Since we want a mix of distributions (kurtosis from the Laplace distribution and dispersion from the Normal distribution), I managed to **create an empirical distribution **which consists of random deviates of Laplace with VarDiv of 5 and random deviates of normal distribution with VarDiv of 3, mixed in such a way that mean ± 1 SD of the Laplace and NOT(mean ± 1SD) of Normal distribution. **The mix retains dispersion of normal distribution with most of the kurtosis of Laplace distribution**. Check out the figure below.

With the empirical distribution ready with us, **we can happily go ahead and create random paths**. Easy enough to do in a loop since we know what we need. **Since we can’t add up percentage gaps, I chose to represent them as standalone daily values, instead of cumulative paths**. The following image is that of original gap data vs all simulated gaps (N=100).

The paths all overlap, so it looks like a mess.

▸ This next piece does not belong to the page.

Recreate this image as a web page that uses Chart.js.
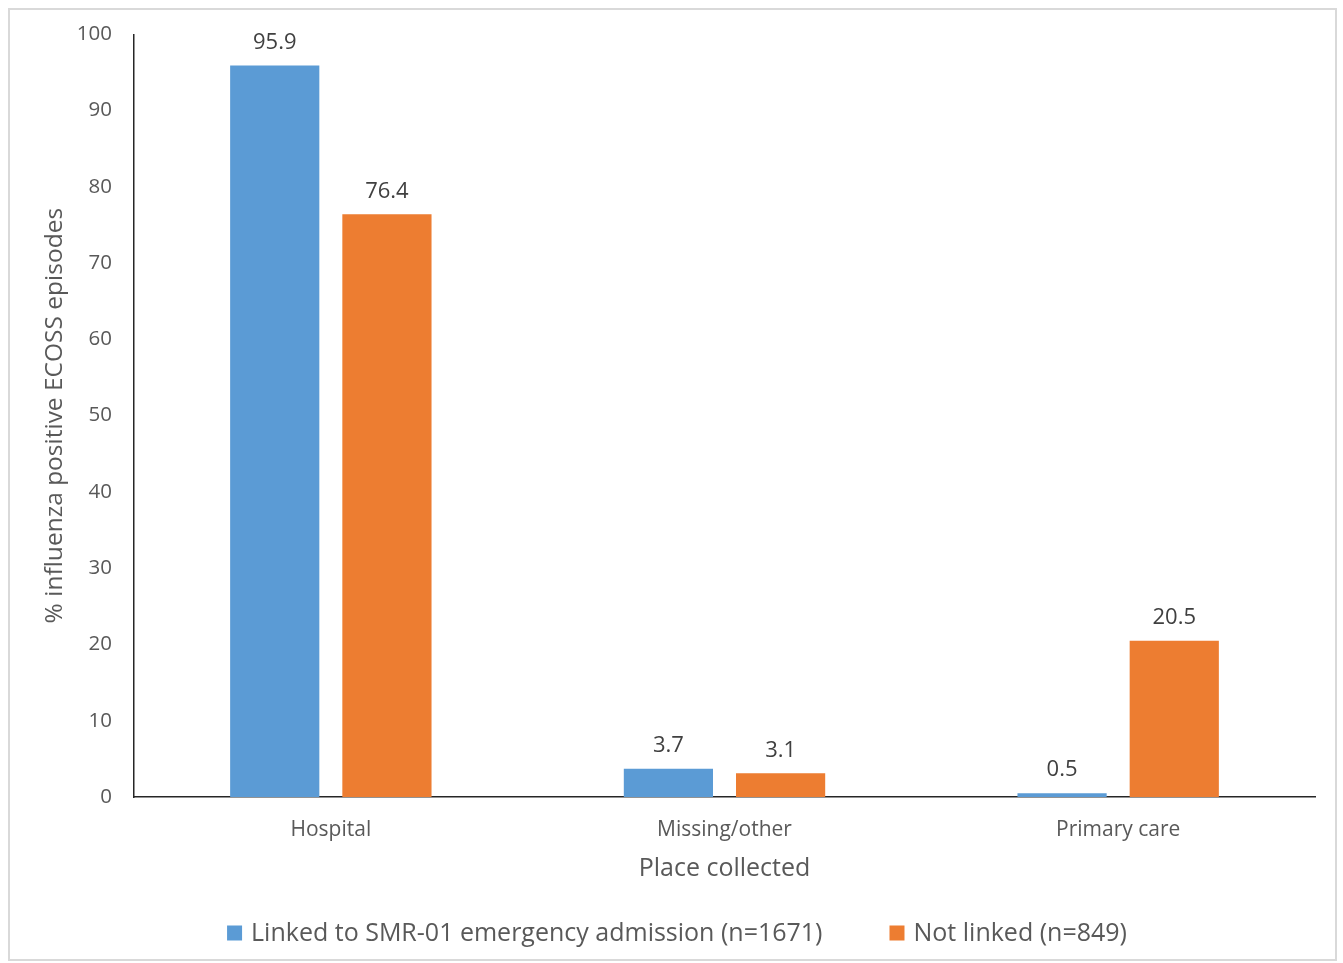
<!DOCTYPE html>
<html><head><meta charset="utf-8">
<script src="https://cdn.jsdelivr.net/npm/chart.js@4"></script>
<style>html,body{margin:0;padding:0;background:#fff;}#wrap{width:1343px;height:963px;position:relative;}</style>
</head><body><div id="wrap"><canvas id="c" width="1343" height="963"></canvas></div>
<script>
const categories = ["Hospital", "Missing/other", "Primary care"];
const linkedValues = [95.9, 3.7, 0.5];
const notLinkedValues = [76.4, 3.1, 20.5];
const seriesNames = ["Linked to SMR-01 emergency admission (n=1671)", "Not linked (n=849)"];
const yTitle = "% influenza positive ECOSS episodes";
const xTitle = "Place collected";

const FONT = "'Open Sans', 'Noto Sans', sans-serif";
const frame = {id:'frame', beforeDraw(chart){const c=chart.ctx;c.save();c.fillStyle='#fff';c.fillRect(0,0,chart.width,chart.height);c.strokeStyle='#d9d9d9';c.lineWidth=2;c.strokeRect(9,9,1327,951);c.restore();}};
const labels = {id:'labels', afterDatasetsDraw(chart){const c=chart.ctx;c.save();c.font="22px "+FONT;c.fillStyle='#404040';c.textAlign='center';c.textBaseline='middle';
 chart.data.datasets.forEach((ds,i)=>{chart.getDatasetMeta(i).data.forEach((bar,j)=>{c.fillText(ds.data[j].toFixed(1),bar.x,bar.y-23);});});c.restore();}};
const legendPlugin = {id:'customLegend', afterDraw(chart){
  const c=chart.ctx; c.save(); c.font="25px "+FONT; c.textBaseline='middle'; c.textAlign='left';
  const ds=chart.data.datasets; const box=15, gap=9, itemGap=67;
  const widths=ds.map(d=>c.measureText(d.label).width);
  let total=0; widths.forEach((w,i)=>{total+=box+gap+w+(i<ds.length-1?itemGap:0);});
  let x=677-total/2; const y=933;
  ds.forEach((d,i)=>{c.fillStyle=d.backgroundColor; c.fillRect(x,y-box/2,box,box); c.fillStyle='#595959'; c.fillText(d.label,x+box+gap,y+1); x+=box+gap+widths[i]+itemGap;});
  c.restore();}};

new Chart(document.getElementById('c'), {
  type:'bar',
  data:{labels:categories, datasets:[
    {label:seriesNames[0], data:linkedValues, backgroundColor:'#5B9BD5', categoryPercentage:0.57, barPercentage:0.795},
    {label:seriesNames[1], data:notLinkedValues, backgroundColor:'#ED7D31', categoryPercentage:0.57, barPercentage:0.795}
  ]},
  options:{responsive:false, animation:false, devicePixelRatio:1,
    layout:{padding:{left:10,right:28,top:34,bottom:75}},
    plugins:{tooltip:{enabled:false}, legend:{display:false}},
    scales:{
      x:{grid:{display:false, drawTicks:false}, border:{color:'#262626', width:1.5},
         ticks:{color:'#595959', font:{family:FONT,size:21}, padding:20},
         title:{display:true,text:xTitle,color:'#595959',font:{family:FONT,size:25},padding:{top:4,bottom:4}},
         afterFit(s){s.height=91;}},
      y:{min:0,max:100, grid:{display:false, drawTicks:false}, border:{color:'#262626', width:1.5},
         ticks:{stepSize:10, color:'#595959', font:{family:FONT,size:20.5}, padding:22},
         title:{display:true,text:yTitle,color:'#595959',font:{family:FONT,size:24.5},padding:{top:30,bottom:4}},
         afterFit(s){s.width=124;}}
    }
  },
  plugins:[frame, labels, legendPlugin]
});
</script></body></html>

Thus, made a **video** showing all the paths made separately. You will notice that apart from a few huge outlier gaps in the Original data, the distribution is quite evenly matched (as seen in the density graph above). The video is shown below.

As I had said in the beginning of the article, this post is not about Monte Carlo. **The post intended to explain probability distributions and how it ties up with Monte Carlo method of path simulation**. I hope it was useful, as I’ve tried to reduce the jargon to as minimum as possible.

Cheers to all who managed to reach the end of this humongous article. Will follow up with another article tying up PDF/CDFs with hypothesis testing and maybe go into more details of Monte Carlo methods.